*MATERIAL SHOWN*
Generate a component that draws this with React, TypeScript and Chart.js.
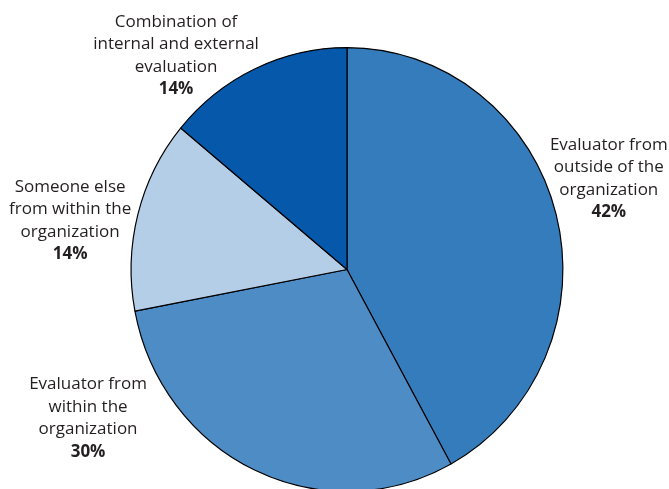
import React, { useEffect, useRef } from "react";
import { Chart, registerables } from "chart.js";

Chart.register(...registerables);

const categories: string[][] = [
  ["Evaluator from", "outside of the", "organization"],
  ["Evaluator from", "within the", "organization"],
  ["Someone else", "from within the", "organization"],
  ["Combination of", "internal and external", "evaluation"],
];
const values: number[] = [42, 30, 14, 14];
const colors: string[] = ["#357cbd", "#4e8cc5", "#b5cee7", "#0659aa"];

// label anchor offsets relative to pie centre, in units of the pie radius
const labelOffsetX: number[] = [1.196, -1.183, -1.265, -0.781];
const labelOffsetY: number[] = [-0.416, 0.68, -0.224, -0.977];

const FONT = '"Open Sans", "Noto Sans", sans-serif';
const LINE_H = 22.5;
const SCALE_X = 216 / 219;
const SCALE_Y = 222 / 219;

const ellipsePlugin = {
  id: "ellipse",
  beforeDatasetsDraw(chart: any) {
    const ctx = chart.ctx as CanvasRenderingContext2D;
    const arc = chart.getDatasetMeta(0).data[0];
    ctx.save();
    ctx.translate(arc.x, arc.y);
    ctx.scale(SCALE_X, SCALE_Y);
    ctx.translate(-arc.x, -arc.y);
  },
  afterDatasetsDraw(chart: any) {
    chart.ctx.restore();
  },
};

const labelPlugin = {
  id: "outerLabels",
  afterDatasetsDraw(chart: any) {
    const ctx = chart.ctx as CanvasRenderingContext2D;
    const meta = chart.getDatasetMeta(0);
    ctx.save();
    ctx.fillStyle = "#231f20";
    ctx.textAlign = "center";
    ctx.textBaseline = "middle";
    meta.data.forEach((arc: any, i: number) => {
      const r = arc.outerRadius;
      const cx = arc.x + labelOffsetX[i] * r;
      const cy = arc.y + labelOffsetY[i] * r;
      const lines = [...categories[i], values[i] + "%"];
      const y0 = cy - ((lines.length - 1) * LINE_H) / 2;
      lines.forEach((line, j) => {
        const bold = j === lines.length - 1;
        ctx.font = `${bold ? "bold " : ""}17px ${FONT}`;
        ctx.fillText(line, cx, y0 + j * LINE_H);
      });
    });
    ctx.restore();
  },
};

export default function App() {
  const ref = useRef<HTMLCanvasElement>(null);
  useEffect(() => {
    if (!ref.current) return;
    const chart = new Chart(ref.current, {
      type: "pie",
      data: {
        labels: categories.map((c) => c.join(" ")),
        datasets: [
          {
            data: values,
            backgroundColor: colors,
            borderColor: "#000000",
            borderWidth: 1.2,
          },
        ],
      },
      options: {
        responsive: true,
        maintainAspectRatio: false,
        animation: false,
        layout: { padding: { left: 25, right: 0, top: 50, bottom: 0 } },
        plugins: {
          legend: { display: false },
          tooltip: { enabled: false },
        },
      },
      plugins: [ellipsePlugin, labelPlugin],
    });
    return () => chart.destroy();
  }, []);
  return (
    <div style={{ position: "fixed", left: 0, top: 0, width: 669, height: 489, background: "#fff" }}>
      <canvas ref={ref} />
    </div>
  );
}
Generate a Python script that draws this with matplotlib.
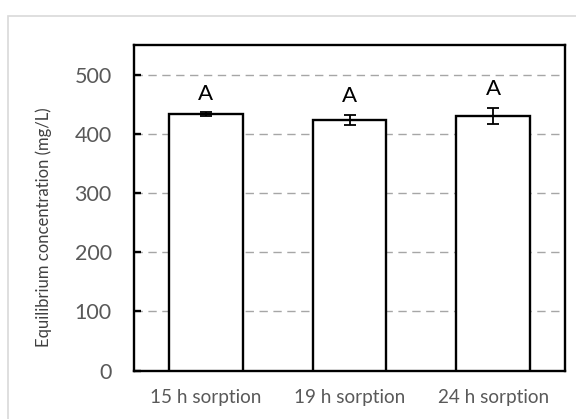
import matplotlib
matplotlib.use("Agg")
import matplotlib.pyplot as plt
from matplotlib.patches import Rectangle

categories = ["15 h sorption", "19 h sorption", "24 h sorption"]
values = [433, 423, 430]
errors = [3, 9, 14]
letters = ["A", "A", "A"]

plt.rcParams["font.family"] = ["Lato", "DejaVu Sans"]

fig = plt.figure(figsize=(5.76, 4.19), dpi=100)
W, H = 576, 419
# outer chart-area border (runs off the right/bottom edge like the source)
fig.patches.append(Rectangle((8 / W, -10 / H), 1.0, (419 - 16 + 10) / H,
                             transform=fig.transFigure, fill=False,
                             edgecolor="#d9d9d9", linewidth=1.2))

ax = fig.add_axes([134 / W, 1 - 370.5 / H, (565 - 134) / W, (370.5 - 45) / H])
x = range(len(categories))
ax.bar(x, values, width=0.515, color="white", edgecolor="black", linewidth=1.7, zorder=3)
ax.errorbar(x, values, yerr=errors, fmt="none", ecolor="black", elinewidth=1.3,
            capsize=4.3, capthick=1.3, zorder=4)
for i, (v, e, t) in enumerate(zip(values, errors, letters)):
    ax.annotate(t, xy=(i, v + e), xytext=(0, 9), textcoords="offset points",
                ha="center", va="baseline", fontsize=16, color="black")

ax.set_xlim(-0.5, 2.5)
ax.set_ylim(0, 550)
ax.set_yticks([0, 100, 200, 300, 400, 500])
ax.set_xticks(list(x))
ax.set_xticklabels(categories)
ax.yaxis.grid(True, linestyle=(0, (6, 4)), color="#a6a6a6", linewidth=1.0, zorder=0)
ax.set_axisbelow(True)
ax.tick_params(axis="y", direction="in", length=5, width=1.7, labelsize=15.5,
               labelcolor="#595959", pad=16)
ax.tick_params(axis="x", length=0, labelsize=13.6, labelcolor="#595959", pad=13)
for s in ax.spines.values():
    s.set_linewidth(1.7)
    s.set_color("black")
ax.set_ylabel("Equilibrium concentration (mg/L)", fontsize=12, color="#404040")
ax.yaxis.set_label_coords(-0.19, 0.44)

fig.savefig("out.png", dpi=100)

*WHAT IS EXPECTED*
Within the listing above, copy each line that has the string "React".

*COMPLETE ANSWER*
Generate a component that draws this with React, TypeScript and Chart.js.
import React, { useEffect, useRef } from "react";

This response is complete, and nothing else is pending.